Problem requirements: Copy exactly, and only, the lines starting at the line with "Write a Python" and ending at the line with "ax.patch.set_alpha(0)". Leave every picture out of the copy.
+-------+
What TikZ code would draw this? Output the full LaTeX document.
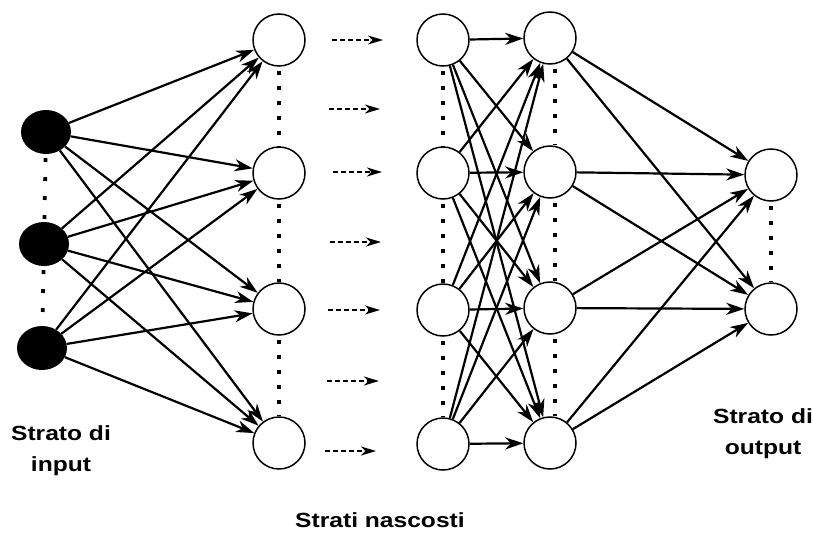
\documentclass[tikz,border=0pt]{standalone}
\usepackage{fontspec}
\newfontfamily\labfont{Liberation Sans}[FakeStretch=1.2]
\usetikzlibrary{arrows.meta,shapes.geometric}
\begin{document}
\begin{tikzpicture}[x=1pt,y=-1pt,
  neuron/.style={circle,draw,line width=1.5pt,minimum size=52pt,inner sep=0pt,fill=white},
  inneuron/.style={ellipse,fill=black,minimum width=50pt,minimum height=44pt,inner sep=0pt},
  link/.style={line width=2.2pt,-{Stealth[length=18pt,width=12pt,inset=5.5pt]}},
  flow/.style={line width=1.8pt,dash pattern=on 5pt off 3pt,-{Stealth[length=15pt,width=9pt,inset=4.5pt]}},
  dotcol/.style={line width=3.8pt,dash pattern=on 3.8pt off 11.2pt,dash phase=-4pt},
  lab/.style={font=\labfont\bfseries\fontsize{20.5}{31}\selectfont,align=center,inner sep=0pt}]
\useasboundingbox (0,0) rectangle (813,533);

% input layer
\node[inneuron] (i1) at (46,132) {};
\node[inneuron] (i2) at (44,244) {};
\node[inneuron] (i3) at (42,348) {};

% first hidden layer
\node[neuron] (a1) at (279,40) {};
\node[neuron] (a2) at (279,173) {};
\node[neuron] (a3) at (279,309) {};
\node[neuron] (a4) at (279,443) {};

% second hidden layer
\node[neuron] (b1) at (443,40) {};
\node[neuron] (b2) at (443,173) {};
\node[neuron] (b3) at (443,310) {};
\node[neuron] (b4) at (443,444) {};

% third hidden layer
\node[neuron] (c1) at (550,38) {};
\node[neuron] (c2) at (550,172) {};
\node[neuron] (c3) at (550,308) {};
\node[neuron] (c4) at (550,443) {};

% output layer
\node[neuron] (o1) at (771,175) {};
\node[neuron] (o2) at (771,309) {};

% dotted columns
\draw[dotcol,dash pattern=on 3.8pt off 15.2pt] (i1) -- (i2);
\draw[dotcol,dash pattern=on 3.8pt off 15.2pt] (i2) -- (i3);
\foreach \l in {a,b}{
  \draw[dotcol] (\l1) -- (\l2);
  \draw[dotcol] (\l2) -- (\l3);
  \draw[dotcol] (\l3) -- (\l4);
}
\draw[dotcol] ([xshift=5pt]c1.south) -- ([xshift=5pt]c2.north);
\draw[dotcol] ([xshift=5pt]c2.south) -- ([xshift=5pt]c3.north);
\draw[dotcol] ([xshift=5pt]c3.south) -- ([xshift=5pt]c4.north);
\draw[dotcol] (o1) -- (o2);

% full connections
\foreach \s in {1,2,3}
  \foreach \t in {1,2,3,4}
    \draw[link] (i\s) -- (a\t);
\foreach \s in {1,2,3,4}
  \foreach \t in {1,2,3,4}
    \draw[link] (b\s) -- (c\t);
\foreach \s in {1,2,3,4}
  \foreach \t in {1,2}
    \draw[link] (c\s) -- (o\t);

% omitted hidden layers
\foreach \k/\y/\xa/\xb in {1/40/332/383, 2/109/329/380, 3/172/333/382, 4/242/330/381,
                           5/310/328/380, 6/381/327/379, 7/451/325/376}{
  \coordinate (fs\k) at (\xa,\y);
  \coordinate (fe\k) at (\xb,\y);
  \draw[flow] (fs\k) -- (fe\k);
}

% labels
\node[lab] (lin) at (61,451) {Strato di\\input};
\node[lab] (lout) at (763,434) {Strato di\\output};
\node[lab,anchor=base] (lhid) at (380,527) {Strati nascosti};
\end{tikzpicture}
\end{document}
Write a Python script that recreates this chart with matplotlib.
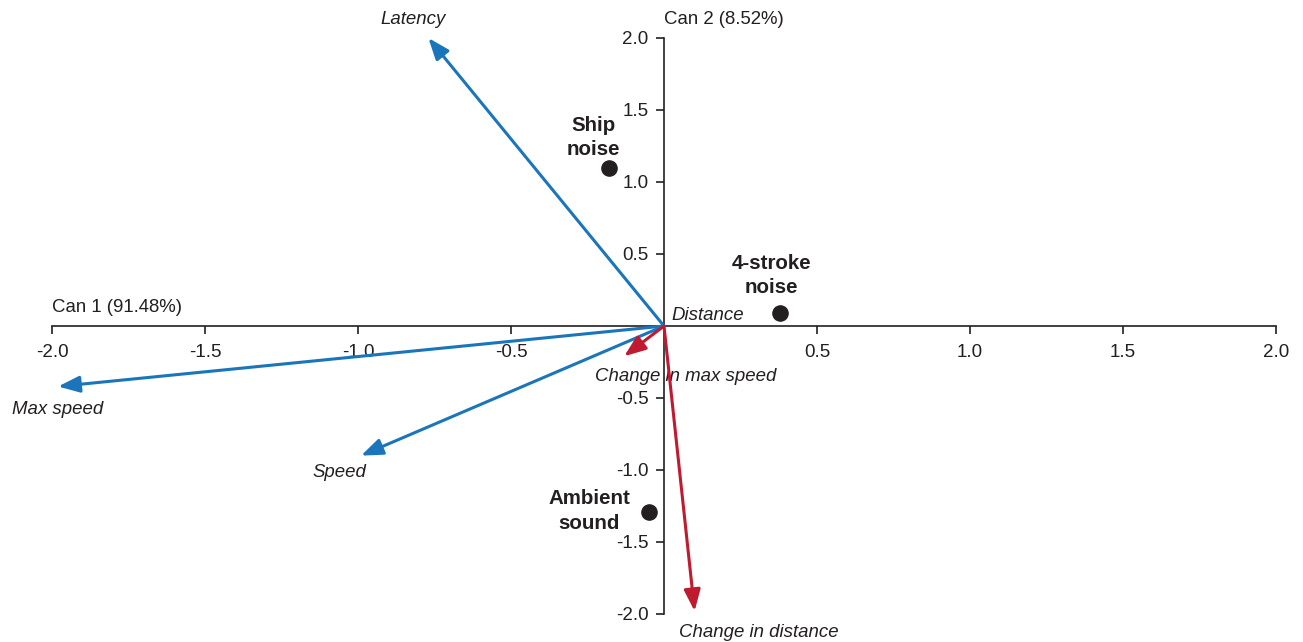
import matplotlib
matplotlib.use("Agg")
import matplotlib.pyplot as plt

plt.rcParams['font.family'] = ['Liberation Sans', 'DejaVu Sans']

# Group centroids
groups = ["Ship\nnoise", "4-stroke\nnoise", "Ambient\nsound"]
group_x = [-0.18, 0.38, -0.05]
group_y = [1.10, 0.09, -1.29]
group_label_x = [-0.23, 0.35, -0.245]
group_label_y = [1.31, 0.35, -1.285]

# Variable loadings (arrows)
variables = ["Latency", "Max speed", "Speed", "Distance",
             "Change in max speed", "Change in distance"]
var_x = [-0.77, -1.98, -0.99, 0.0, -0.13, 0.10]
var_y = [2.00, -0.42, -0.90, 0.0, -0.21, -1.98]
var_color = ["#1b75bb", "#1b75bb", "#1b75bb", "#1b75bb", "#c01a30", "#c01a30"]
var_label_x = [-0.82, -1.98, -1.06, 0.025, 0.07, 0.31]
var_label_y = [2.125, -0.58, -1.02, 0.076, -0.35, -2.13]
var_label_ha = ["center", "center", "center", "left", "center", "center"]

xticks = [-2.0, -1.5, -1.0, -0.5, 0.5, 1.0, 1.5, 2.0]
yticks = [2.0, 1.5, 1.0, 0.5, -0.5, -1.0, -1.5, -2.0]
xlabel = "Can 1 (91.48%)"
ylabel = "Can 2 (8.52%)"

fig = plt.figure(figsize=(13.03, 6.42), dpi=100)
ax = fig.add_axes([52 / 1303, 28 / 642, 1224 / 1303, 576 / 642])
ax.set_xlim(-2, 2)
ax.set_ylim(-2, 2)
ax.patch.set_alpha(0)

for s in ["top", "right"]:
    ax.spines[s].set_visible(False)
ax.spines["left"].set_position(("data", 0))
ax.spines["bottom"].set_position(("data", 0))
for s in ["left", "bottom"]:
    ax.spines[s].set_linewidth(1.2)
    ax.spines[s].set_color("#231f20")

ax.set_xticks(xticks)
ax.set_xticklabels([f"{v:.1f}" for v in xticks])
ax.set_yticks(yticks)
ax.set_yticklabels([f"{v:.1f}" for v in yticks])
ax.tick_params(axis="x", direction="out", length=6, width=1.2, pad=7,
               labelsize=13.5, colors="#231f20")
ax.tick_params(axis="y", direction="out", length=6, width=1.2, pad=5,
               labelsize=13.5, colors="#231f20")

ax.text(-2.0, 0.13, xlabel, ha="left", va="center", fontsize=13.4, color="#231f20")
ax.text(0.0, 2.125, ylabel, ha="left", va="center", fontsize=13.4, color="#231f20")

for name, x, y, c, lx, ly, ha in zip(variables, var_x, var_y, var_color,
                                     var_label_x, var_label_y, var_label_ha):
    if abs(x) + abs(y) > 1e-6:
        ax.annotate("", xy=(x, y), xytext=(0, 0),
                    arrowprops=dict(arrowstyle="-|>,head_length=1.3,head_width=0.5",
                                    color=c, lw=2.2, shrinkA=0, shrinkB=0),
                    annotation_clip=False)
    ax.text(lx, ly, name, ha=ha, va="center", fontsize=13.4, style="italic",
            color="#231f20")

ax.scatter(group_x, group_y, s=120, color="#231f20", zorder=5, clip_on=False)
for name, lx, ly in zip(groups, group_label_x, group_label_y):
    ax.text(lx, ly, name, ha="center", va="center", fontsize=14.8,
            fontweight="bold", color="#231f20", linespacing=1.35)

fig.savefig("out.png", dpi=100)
+-------+
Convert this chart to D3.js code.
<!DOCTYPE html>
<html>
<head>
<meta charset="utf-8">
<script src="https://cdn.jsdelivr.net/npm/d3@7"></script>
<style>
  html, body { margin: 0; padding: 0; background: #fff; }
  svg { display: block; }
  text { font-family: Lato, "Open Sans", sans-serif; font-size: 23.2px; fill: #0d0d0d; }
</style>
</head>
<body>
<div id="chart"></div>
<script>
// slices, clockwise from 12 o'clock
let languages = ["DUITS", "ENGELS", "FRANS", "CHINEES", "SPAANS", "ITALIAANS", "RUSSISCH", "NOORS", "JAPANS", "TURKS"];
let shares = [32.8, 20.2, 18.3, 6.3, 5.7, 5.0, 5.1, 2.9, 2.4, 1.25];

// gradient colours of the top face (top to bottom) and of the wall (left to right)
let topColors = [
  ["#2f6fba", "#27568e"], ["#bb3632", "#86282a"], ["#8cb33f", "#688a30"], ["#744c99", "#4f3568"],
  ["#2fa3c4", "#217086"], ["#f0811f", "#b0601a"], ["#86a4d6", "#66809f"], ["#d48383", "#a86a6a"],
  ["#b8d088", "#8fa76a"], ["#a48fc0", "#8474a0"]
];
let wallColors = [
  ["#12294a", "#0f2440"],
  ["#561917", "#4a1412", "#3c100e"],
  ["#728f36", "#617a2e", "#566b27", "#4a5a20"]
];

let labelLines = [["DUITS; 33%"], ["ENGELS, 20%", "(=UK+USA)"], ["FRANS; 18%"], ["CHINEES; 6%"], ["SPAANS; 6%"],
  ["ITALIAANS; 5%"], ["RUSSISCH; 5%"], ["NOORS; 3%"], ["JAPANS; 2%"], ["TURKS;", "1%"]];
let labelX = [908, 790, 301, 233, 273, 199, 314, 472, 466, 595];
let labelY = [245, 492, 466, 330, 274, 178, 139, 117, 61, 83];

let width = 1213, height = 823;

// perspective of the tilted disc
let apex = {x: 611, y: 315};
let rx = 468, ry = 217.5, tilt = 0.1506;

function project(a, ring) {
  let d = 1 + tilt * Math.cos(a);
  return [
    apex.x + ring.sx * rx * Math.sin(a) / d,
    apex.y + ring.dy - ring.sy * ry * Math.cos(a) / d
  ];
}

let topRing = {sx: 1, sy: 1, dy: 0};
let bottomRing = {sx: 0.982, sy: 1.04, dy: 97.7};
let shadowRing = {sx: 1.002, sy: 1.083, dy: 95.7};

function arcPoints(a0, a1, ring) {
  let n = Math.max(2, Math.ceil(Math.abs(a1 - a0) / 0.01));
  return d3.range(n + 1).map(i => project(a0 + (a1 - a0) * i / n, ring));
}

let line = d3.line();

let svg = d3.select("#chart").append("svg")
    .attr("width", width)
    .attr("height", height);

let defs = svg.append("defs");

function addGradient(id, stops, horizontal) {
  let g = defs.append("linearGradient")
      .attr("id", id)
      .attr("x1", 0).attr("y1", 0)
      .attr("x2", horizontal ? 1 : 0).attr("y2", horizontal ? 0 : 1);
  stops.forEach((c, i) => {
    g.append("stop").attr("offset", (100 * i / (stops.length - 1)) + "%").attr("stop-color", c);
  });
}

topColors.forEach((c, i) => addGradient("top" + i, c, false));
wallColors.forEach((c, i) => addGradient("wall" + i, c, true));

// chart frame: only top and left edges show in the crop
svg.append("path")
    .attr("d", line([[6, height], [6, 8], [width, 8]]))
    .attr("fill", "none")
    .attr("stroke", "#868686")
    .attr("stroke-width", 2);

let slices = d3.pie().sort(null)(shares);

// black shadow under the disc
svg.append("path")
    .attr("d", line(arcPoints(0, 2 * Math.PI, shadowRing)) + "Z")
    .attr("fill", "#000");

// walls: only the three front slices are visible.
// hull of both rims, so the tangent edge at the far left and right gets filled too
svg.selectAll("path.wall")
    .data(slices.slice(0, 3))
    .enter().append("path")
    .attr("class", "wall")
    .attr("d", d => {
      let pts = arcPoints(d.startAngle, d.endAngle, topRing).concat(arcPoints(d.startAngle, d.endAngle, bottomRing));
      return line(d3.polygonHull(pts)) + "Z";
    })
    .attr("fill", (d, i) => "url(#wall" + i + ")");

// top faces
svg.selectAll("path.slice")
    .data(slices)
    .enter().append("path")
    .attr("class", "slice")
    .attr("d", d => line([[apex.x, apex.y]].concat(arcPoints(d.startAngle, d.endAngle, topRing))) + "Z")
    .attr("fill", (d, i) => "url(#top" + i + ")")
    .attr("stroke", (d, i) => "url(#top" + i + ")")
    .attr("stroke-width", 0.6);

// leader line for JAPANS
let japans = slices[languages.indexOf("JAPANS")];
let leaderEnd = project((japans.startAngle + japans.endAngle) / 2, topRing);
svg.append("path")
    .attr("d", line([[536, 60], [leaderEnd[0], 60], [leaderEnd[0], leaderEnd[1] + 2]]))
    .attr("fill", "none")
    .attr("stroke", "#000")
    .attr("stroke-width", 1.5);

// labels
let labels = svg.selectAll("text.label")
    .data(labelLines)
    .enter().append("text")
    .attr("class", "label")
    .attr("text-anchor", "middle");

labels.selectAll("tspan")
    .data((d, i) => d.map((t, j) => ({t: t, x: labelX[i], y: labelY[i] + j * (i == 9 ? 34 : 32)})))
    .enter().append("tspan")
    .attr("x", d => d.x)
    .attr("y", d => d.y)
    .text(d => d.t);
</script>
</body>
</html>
+-------+
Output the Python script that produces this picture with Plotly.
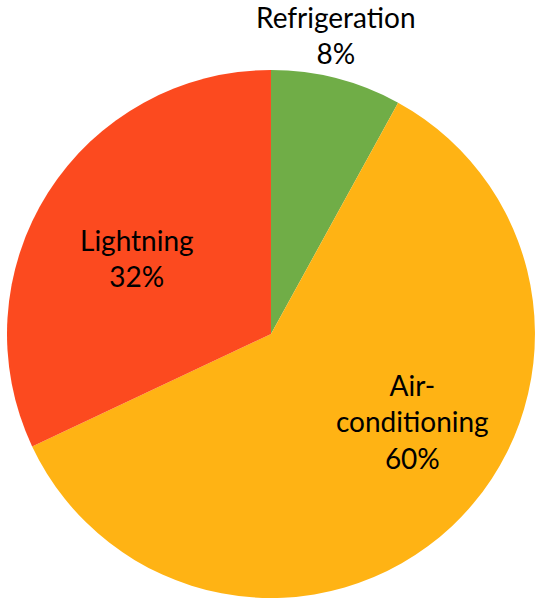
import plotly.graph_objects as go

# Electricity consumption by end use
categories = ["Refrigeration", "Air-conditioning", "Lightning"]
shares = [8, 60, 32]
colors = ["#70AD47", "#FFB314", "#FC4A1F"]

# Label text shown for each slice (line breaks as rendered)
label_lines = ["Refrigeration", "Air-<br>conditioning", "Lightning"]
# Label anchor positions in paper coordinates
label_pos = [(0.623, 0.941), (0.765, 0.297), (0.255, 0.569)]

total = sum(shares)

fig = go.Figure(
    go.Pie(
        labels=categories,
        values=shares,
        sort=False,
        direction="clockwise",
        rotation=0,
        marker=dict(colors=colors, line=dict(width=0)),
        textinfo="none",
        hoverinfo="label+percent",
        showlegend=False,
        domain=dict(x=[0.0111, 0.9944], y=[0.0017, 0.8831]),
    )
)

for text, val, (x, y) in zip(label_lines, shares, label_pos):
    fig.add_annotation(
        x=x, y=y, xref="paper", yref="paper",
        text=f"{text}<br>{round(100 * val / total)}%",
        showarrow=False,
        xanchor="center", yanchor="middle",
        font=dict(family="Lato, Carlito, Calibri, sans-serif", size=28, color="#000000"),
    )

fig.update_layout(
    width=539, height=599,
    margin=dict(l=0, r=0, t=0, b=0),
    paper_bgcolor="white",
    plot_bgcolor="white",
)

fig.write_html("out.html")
+-------+
Task output:
Write a Python script that recreates this chart with matplotlib.
import matplotlib
matplotlib.use("Agg")
import matplotlib.pyplot as plt

plt.rcParams['font.family'] = ['Liberation Sans', 'DejaVu Sans']

# Group centroids
groups = ["Ship\nnoise", "4-stroke\nnoise", "Ambient\nsound"]
group_x = [-0.18, 0.38, -0.05]
group_y = [1.10, 0.09, -1.29]
group_label_x = [-0.23, 0.35, -0.245]
group_label_y = [1.31, 0.35, -1.285]

# Variable loadings (arrows)
variables = ["Latency", "Max speed", "Speed", "Distance",
             "Change in max speed", "Change in distance"]
var_x = [-0.77, -1.98, -0.99, 0.0, -0.13, 0.10]
var_y = [2.00, -0.42, -0.90, 0.0, -0.21, -1.98]
var_color = ["#1b75bb", "#1b75bb", "#1b75bb", "#1b75bb", "#c01a30", "#c01a30"]
var_label_x = [-0.82, -1.98, -1.06, 0.025, 0.07, 0.31]
var_label_y = [2.125, -0.58, -1.02, 0.076, -0.35, -2.13]
var_label_ha = ["center", "center", "center", "left", "center", "center"]

xticks = [-2.0, -1.5, -1.0, -0.5, 0.5, 1.0, 1.5, 2.0]
yticks = [2.0, 1.5, 1.0, 0.5, -0.5, -1.0, -1.5, -2.0]
xlabel = "Can 1 (91.48%)"
ylabel = "Can 2 (8.52%)"

fig = plt.figure(figsize=(13.03, 6.42), dpi=100)
ax = fig.add_axes([52 / 1303, 28 / 642, 1224 / 1303, 576 / 642])
ax.set_xlim(-2, 2)
ax.set_ylim(-2, 2)
ax.patch.set_alpha(0)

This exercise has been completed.